I never wanted to be an insurance broker, I wanted to be a ....
|I wanted to be a ...|
Which brings me to the topic of September's Blogsync: The Purpose of Education.
Simply put, I believe the Purpose of Education to be to make a difference in the lives of those we work with, the children.
By difference I do not mean getting a struggling child to level 4, or to Grade C at GCSE, though of course those are hugely important to the student. Nor do I mean coaxing a child to perform in just the right way at the very moment the inspector enters the room. If any of my former pupils achieve fame and fortune, they aren't going to appear on 'The One Show' recalling revision sessions or SATS papers. No! They will remember setting the classroom up as if we had been burgled overnight, class assemblies presented as a mythical journey or as an episode of Doctor Who, memorable trips and humorous moments.
Think of the films that celebrate teaching. Goodbye Mr Chips, To Sir With Love, Good Will Hunting, Dead Poets Society, The History Boys. All have teachers that inspire, engross and impact the lives of the students they encounter. The students all achieve, but with that extra special ingredient- engagement, the achievement really means something. Engagement is something that OFSTED look for, and it is explicitly stated in the revised Framework, but engagement is that key element, that secret to unlocking the potential within each child.

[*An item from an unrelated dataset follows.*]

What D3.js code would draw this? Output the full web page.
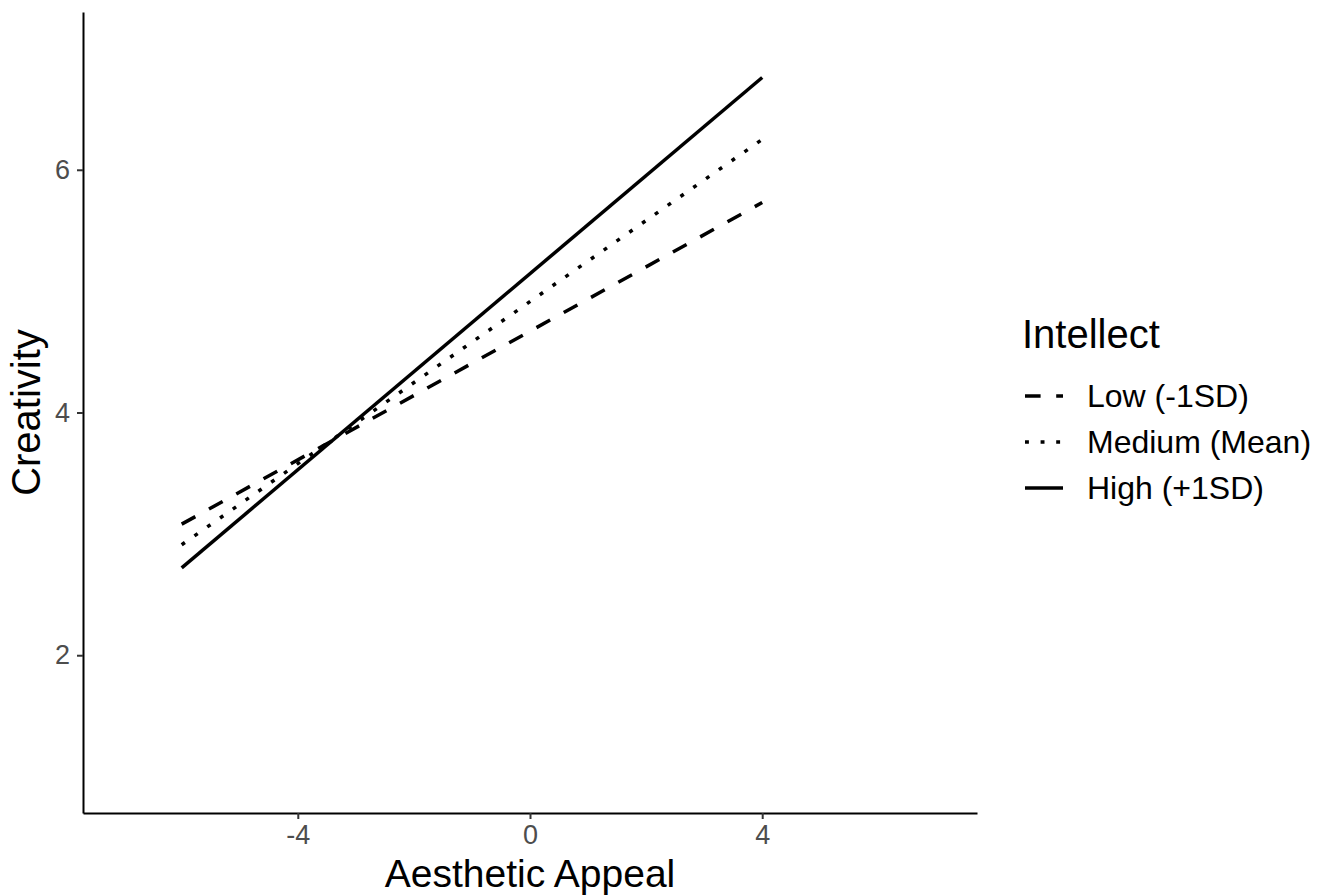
<!DOCTYPE html>
<html>
<head>
<meta charset="utf-8">
<script src="https://cdn.jsdelivr.net/npm/d3@7"></script>
<style>
  body { margin: 0; background: #fff; }
  svg { font-family: "Liberation Sans", Arial, sans-serif; }
</style>
</head>
<body>
<div id="chart"></div>
<script>
const width = 1330;
const height = 895;
const margin = ({top: 12, right: 353, bottom: 82, left: 83});

// predicted creativity at the ends of the aesthetic appeal range
const xValues = [-6, 4];
const lowValues = [3.08, 5.73];
const mediumValues = [2.91, 6.25];
const highValues = [2.72, 6.76];

const groups = ["Low (-1SD)", "Medium (Mean)", "High (+1SD)"];
const groupValues = [lowValues, mediumValues, highValues];
const dashes = ["15.6,15.6", "3.9,11.7", null];

const xTicks = [-4, 0, 4];
const yTicks = [2, 4, 6];

const svg = d3.select("#chart").append("svg")
  .attr("width", width)
  .attr("height", height);

const x = d3.scaleLinear()
  .domain([-7.7, 7.7])
  .range([margin.left, width - margin.right]);

const y = d3.scaleLinear()
  .domain([0.7, 7.3])
  .range([height - margin.bottom, margin.top]);

const series = groups.map((g, i) => ({
  name: g,
  dash: dashes[i],
  points: xValues.map((xv, j) => ({x: xv, y: groupValues[i][j]}))
}));

const line = d3.line()
  .x(d => x(d.x))
  .y(d => y(d.y));

svg.append("g")
  .selectAll("path")
  .data(series)
  .join("path")
    .attr("d", d => line(d.points))
    .attr("fill", "none")
    .attr("stroke", "#000")
    .attr("stroke-width", 3.5)
    .attr("stroke-dasharray", d => d.dash);

const fmt = d => String(d);

const xAxis = g => g
  .attr("transform", `translate(0,${height - margin.bottom})`)
  .call(d3.axisBottom(x).tickValues(xTicks).tickFormat(fmt).tickSize(6).tickPadding(6).tickSizeOuter(0))
  .call(g => g.select(".domain").attr("stroke", "#000").attr("stroke-width", 2))
  .call(g => g.selectAll(".tick line").attr("stroke", "#333").attr("stroke-width", 2))
  .call(g => g.selectAll(".tick text")
    .attr("fill", "#4d4d4d")
    .attr("font-size", 27)
    .attr("font-family", "Liberation Sans, Arial, sans-serif"));

const yAxis = g => g
  .attr("transform", `translate(${margin.left},0)`)
  .call(d3.axisLeft(y).tickValues(yTicks).tickFormat(fmt).tickSize(6).tickPadding(7).tickSizeOuter(0))
  .call(g => g.select(".domain").attr("stroke", "#000").attr("stroke-width", 2))
  .call(g => g.selectAll(".tick line").attr("stroke", "#333").attr("stroke-width", 2))
  .call(g => g.selectAll(".tick text")
    .attr("fill", "#4d4d4d")
    .attr("font-size", 27)
    .attr("font-family", "Liberation Sans, Arial, sans-serif"));

svg.append("g").call(xAxis);
svg.append("g").call(yAxis);

svg.append("text")
  .attr("x", x(0))
  .attr("y", 886.5)
  .attr("text-anchor", "middle")
  .attr("font-size", 39)
  .text("Aesthetic Appeal");

svg.append("text")
  .attr("transform", `translate(40,${y(4)}) rotate(-90)`)
  .attr("text-anchor", "middle")
  .attr("font-size", 40)
  .text("Creativity");

// legend
const legend = svg.append("g")
  .attr("transform", "translate(1022,0)");

legend.append("text")
  .attr("x", 0)
  .attr("y", 348)
  .attr("font-size", 40)
  .text("Intellect");

const item = legend.selectAll("g.item")
  .data(series)
  .join("g")
    .attr("class", "item")
    .attr("transform", (d, i) => `translate(0,${396 + i * 46})`);

item.append("line")
  .attr("x1", 3)
  .attr("x2", 41)
  .attr("stroke", "#000")
  .attr("stroke-width", 3.5)
  .attr("stroke-dasharray", d => d.dash);

item.append("text")
  .attr("x", 65)
  .attr("dy", "0.35em")
  .attr("font-size", 32)
  .text(d => d.name);
</script>
</body>
</html>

|Coincidentally I sat my A-levels in the same year as the film was set.|
“One of the hardest things for boys to learn is that a teacher is human. One of the hardest things for a teacher to learn is not to try and tell them.”
The History Boys
“We don't read and write poetry because its cute. We read and write poetry because we are members of the human race. And the human race is full of passion.”
Dead Poets Society
Education has the power to make a difference in the lives of our young people. Engaging them in powerful and effective ways can convince them that their learning has a vital place in their future. There have been suggestions that white working class boys in particular are disengaged from learning ( http://news.bbc.co.uk/1/hi/education/7316891.stm) and my own experience would bear this out:
'He'll be alright! He don't need no qualifications to get by!'
'Bloody teachers, think you know it all don'tcha!'
'My mum says I don't have to do what I'm told in school and if you say otherwise she's coming down here to sort you out!'
I remember all these from my very first year, very typical of parents who were in an anti-school and anti-authority culture in the 1970s and 1980s, perhaps trapped in a cycle of generational unemployment.
Well these days 'He won't be alright'; in the 1970s school leavers could turn up on a building site build a wall and be a bricklayer by lunchtime, now they can't get beyond the gates without certificates. We need to go beyond simply insisting upon attendance, attention and homework completion; we have to give these meaning and purpose. There is no right or wrong way to do that, but the armoury of intellectual and persuasive weapons at our disposal can enable us as educators to empower the youngsters in our charge with the skills for the future and to step forth with aspirations.
I think of the teachers who engaged me: Mrs Dalrymple and Mr McCann at primary school; Chris and Pauline Collier who lit the flame of my love of History; John Wohlers, who scared us all to death but got the whole class grade A or B at O-level Maths, Janet Lawley, who never taught me but whose very presence oozed her love of learning and her vision. These names don't go away, but those who didn't inspire are hard to recall.
Few of us can hope to be 'Legends', or 'ledge' in the children's parlance, but at least we can hope to be remembered for a few years.